◆ SOURCE EXCERPT:
§

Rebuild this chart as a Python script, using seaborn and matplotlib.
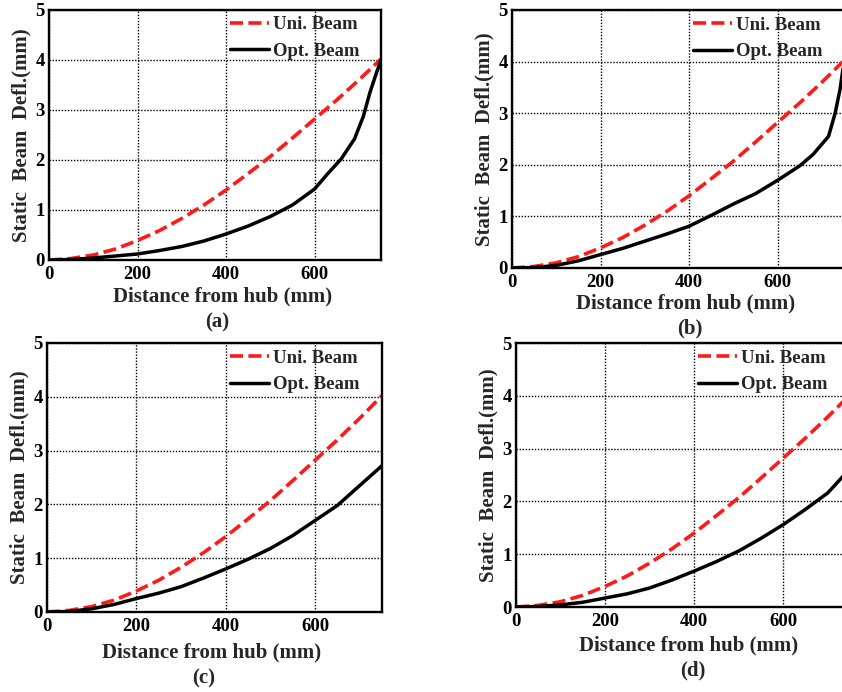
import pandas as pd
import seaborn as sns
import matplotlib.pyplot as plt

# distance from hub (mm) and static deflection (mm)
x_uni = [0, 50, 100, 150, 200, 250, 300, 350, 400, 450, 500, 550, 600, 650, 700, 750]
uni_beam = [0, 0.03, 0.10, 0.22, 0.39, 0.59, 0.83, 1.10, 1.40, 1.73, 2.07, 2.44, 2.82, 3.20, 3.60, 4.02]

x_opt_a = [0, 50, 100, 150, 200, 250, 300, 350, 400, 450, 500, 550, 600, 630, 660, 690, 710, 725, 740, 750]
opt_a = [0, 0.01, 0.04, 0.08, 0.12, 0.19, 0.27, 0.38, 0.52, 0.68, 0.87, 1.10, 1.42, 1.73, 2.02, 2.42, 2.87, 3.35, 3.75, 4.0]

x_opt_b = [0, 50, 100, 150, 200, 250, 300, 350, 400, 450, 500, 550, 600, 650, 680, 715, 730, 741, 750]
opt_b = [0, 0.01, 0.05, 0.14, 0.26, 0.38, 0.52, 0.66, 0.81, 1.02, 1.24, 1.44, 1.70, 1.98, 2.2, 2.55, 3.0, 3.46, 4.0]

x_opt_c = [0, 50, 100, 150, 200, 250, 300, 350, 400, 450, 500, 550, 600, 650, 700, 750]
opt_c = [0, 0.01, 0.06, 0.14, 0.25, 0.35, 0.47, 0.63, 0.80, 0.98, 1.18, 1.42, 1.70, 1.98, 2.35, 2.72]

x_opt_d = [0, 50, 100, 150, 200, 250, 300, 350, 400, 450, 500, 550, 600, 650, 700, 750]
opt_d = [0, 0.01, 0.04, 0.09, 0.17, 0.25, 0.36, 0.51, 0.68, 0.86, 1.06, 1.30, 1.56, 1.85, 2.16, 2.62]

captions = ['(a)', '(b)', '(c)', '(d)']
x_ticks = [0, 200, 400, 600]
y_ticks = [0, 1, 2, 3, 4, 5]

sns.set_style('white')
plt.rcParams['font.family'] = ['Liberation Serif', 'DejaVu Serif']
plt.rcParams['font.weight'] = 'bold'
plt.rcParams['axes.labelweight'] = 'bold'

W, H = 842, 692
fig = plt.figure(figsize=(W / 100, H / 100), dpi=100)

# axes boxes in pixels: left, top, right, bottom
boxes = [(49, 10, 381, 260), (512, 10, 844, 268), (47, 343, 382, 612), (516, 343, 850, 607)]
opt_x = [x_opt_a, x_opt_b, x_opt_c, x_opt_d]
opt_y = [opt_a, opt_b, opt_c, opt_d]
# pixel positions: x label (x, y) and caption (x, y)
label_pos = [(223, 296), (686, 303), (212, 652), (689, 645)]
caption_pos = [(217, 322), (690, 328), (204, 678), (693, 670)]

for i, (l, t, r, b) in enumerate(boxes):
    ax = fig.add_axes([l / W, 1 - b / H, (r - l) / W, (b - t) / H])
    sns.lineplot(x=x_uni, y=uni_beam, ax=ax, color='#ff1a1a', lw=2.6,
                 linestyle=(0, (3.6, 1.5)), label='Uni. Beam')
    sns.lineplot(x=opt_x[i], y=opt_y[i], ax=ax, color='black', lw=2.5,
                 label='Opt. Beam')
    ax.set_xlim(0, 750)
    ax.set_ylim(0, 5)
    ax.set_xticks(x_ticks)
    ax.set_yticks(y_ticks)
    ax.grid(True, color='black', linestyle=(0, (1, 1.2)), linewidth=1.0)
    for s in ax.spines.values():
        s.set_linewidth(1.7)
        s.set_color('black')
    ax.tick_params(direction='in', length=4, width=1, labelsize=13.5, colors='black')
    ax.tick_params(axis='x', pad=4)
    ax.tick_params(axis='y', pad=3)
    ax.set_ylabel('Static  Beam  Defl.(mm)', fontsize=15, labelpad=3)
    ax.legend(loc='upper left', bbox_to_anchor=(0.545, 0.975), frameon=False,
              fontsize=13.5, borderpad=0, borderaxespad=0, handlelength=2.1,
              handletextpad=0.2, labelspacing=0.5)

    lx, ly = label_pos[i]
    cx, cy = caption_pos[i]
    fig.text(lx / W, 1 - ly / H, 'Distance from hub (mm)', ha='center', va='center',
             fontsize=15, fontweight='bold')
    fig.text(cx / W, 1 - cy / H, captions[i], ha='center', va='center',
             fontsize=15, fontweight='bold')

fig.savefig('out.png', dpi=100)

§

◆ PROBLEM DESCRIPTION:
Leave out any pictures, please, and quote only the lines from the top of the data through the line that contains "3.20, 3.60, 4.02]".

◆ EXERCISE SOLUTION:
Rebuild this chart as a Python script, using seaborn and matplotlib.
import pandas as pd
import seaborn as sns
import matplotlib.pyplot as plt

# distance from hub (mm) and static deflection (mm)
x_uni = [0, 50, 100, 150, 200, 250, 300, 350, 400, 450, 500, 550, 600, 650, 700, 750]
uni_beam = [0, 0.03, 0.10, 0.22, 0.39, 0.59, 0.83, 1.10, 1.40, 1.73, 2.07, 2.44, 2.82, 3.20, 3.60, 4.02]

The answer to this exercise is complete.